▶ [TASK]: Stop at the line containing "from matplotlib.collections import": repeat exactly every line of the entries below from the first up to it, plus that line, with pictures omitted.

────────────────────────────────────────

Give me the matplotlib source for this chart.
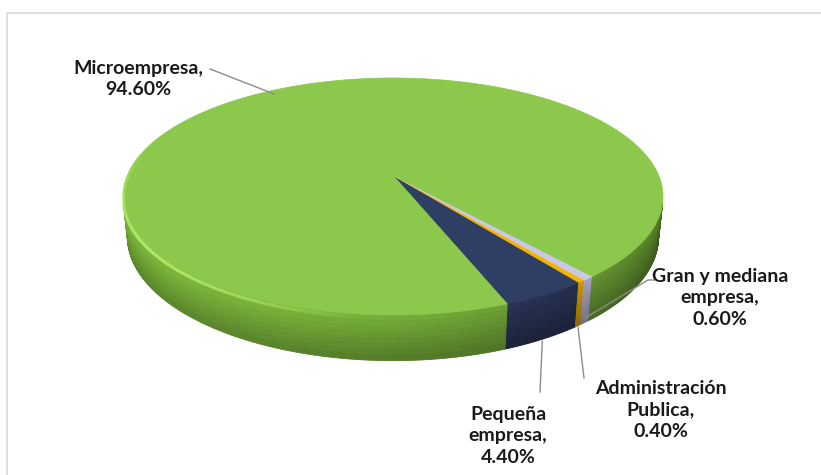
import numpy as np
import matplotlib.pyplot as plt
from matplotlib.patches import Polygon, Rectangle
from matplotlib.collections import PolyCollection, LineCollection

# data
names = ["Microempresa", "Pequeña\nempresa", "Administración\nPublica", "Gran y mediana\nempresa"]
values = [94.60, 4.40, 0.40, 0.60]
top_colors = ["#8cc84b", "#2f3f63", "#f5b400", "#c9c8e6"]
side_colors = [(0.42, 0.62, 0.20), (0.15, 0.19, 0.32), (0.85, 0.62, 0.0), (0.68, 0.67, 0.80)]

# drawing order counter-clockwise (seen from above), starting with Pequeña
order = [1, 2, 3, 0]
start_deg = -69.0

# label layout (pixel positions)
label_xy = {0: (138, 79), 1: (508, 436), 2: (661, 410), 3: (720, 298)}

# simple perspective camera
elev = np.radians(27)
dist = 5.0
thick = 0.18
c, s = np.cos(elev), np.sin(elev)


def proj(theta, z):
    x = np.cos(theta)
    y = np.sin(theta)
    depth = y * c - z * s + dist
    return x / depth, (y * s + z * c) / depth


# fit the top face into the pixel box of the reference
tt = np.linspace(0, 2 * np.pi, 721)
sx, sy = proj(tt, 0.0)
box = (123, 663, 78, 315)
kx = (box[1] - box[0]) / (sx.max() - sx.min())
ky = (box[3] - box[2]) / (sy.max() - sy.min())


def to_px(theta, z):
    a, b = proj(theta, z)
    return box[0] + (a - sx.min()) * kx, box[2] + (sy.max() - b) * ky


fig = plt.figure(figsize=(8.21, 4.75), dpi=100)
ax = fig.add_axes([0, 0, 1, 1])
ax.set_xlim(0, 821)
ax.set_ylim(475, 0)
ax.axis("off")

ax.add_patch(Rectangle((7, 13), 830, 480, fill=False, ec="#d9d9d9", lw=1.2))

# slice angles
bounds = {}
a0 = np.radians(start_deg)
for i in order:
    a1 = a0 + np.radians(values[i] / sum(values) * 360)
    bounds[i] = (a0, a1)
    a0 = a1

# side wall (only faces turned to the camera), shaded top to bottom
nb = 8
zs = np.linspace(0.0, -thick, nb + 1)
quads, cols = [], []
for i in order:
    a, b = bounds[i]
    n = max(2, int((b - a) / np.radians(0.5)))
    th = np.linspace(a, b, n + 1)
    for t0, t1 in zip(th[:-1], th[1:]):
        tm = 0.5 * (t0 + t1)
        if np.sin(tm) > -1.0 / (dist * c):
            continue
        shade = 0.86 + 0.22 * np.cos(tm - np.radians(215))
        for j in range(nb):
            k = 1.1 - 0.3 * j / (nb - 1)
            p = [to_px(t0, zs[j]), to_px(t1, zs[j]), to_px(t1, zs[j + 1]), to_px(t0, zs[j + 1])]
            quads.append(p)
            cols.append(tuple(min(1, v * shade * k) for v in side_colors[i]))
ax.add_collection(PolyCollection(quads, facecolors=cols, edgecolors=cols, lw=0.6))

# top face
cx, cy = to_px(0.0, 0.0)
cx, cy = box[0] - sx.min() * kx, box[2] + sy.max() * ky
for i in order:
    a, b = bounds[i]
    th = np.linspace(a, b, max(3, int((b - a) / np.radians(0.5))))
    xs, ys = to_px(th, 0.0)
    pts = [(cx, cy)] + list(zip(xs, ys))
    ax.add_patch(Polygon(pts, closed=True, fc=top_colors[i], ec=top_colors[i], lw=0.5))

# rim highlight on the left
th = np.linspace(np.radians(165), np.radians(265), 80)
hx, hy = to_px(th, -0.01)
segs = [[(hx[j], hy[j]), (hx[j + 1], hy[j + 1])] for j in range(len(th) - 1)]
alphas = np.sin(np.linspace(0, np.pi, len(segs))) * 0.8
ax.add_collection(LineCollection(segs, colors=[(0.75, 0.95, 0.45, al) for al in alphas], lw=2.2))

# labels and leader lines
font = dict(family=["Lato", "DejaVu Sans"], fontsize=14, fontweight="bold",
            color="#1a1a1a", ha="center", va="center", linespacing=1.35)
for i in range(len(values)):
    x, y = label_xy[i]
    ax.text(x, y, f"{names[i]},\n{values[i]:.2f}%", **font)

lc = "#8c8c8c"
mx, my = to_px(np.radians(121), -0.005)
ax.plot([210, mx], [69, my + 3], color=lc, lw=1)
for i, start in ((1, (540, 392)), (2, (584, 378))):
    a, b = bounds[i]
    ex, ey = to_px(0.5 * (a + b), -thick)
    ax.plot([start[0], ex], [start[1], ey + 2], color=lc, lw=1)
a, b = bounds[3]
ex, ey = to_px(0.5 * (a + b), -thick * 0.9)
ax.plot([655, 648, ex], [280, 280, ey], color=lc, lw=1)

fig.savefig("out.png", dpi=100, facecolor="white")
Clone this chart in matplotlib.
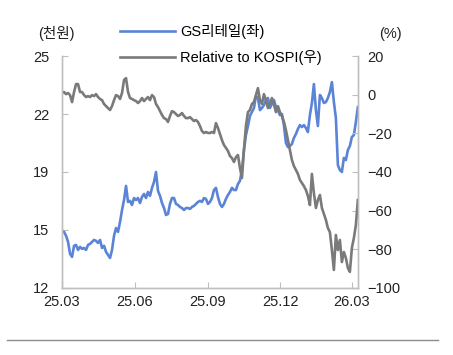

────────────────────────────────────────

▶ [TASK SOLUTION]:
Give me the matplotlib source for this chart.
import numpy as np
import matplotlib.pyplot as plt
from matplotlib.patches import Polygon, Rectangle
from matplotlib.collections import PolyCollection, LineCollection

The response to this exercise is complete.